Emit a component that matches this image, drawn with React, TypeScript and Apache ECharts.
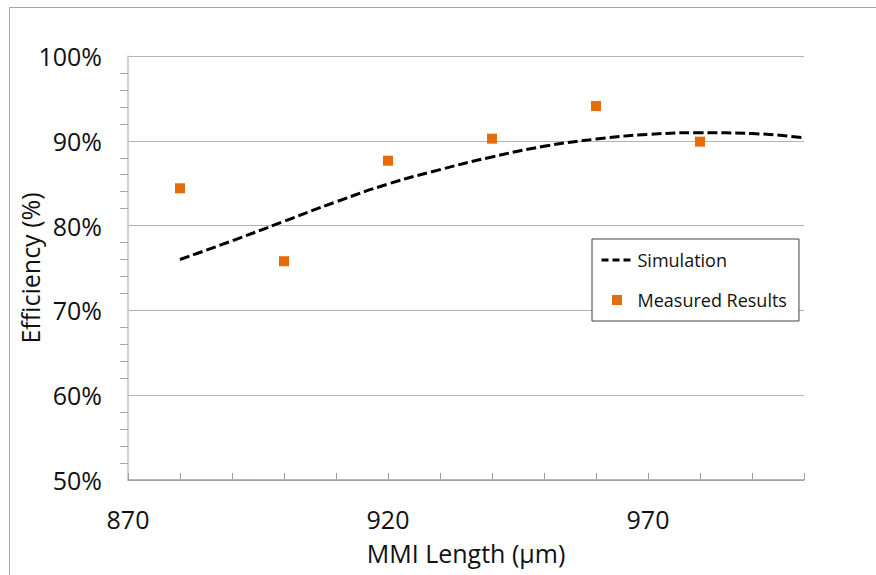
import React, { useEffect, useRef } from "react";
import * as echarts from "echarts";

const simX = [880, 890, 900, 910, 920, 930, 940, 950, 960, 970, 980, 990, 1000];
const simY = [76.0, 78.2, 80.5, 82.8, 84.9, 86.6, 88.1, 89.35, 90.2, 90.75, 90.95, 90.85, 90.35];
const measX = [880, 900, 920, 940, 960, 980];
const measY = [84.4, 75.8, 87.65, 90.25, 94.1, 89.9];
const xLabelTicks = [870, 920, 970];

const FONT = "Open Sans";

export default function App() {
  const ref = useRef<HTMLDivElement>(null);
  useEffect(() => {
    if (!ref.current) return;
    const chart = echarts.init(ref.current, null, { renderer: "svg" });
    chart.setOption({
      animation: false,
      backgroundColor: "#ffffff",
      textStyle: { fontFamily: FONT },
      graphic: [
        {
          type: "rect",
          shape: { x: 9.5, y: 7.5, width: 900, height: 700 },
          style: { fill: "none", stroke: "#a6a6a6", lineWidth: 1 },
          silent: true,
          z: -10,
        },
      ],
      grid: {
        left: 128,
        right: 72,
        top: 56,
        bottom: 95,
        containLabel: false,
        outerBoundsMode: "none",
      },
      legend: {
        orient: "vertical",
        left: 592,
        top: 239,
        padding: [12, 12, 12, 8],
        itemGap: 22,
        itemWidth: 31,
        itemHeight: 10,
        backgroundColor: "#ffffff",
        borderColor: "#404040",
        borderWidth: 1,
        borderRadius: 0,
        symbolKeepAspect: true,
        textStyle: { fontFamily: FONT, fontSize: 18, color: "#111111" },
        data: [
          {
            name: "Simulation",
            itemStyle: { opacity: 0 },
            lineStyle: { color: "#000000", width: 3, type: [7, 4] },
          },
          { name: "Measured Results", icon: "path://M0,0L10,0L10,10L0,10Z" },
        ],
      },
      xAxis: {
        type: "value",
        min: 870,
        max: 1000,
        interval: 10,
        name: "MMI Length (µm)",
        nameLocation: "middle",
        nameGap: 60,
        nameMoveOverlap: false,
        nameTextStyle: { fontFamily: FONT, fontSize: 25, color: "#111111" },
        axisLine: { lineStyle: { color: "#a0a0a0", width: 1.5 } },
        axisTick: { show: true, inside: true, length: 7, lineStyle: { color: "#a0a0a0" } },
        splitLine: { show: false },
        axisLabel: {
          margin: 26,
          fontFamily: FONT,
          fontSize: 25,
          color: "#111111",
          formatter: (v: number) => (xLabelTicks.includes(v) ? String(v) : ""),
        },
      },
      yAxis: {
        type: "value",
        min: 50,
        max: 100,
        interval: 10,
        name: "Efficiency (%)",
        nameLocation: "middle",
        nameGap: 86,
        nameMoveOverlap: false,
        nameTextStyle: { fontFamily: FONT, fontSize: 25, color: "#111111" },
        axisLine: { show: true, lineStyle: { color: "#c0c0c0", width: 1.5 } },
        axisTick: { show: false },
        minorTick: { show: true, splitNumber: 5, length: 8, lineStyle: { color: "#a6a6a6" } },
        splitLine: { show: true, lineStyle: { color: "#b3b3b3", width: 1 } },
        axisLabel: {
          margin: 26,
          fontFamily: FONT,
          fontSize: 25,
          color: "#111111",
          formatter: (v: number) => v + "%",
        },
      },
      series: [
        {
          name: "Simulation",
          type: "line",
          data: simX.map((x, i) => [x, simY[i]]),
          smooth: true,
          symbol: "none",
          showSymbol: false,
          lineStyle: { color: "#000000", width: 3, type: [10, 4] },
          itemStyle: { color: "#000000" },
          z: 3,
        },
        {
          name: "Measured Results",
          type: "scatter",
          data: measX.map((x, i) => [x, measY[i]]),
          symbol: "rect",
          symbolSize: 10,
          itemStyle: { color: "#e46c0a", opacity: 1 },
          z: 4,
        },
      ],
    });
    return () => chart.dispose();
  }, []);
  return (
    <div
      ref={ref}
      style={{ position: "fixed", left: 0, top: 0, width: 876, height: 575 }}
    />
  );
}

= = = = = = =

Extract the lines exactly, please: the first line of the listing, the line with "import * as", and every line between them, but no pictures.

Solution for this exercise:
Emit a component that matches this image, drawn with React, TypeScript and Apache ECharts.
import React, { useEffect, useRef } from "react";
import * as echarts from "echarts";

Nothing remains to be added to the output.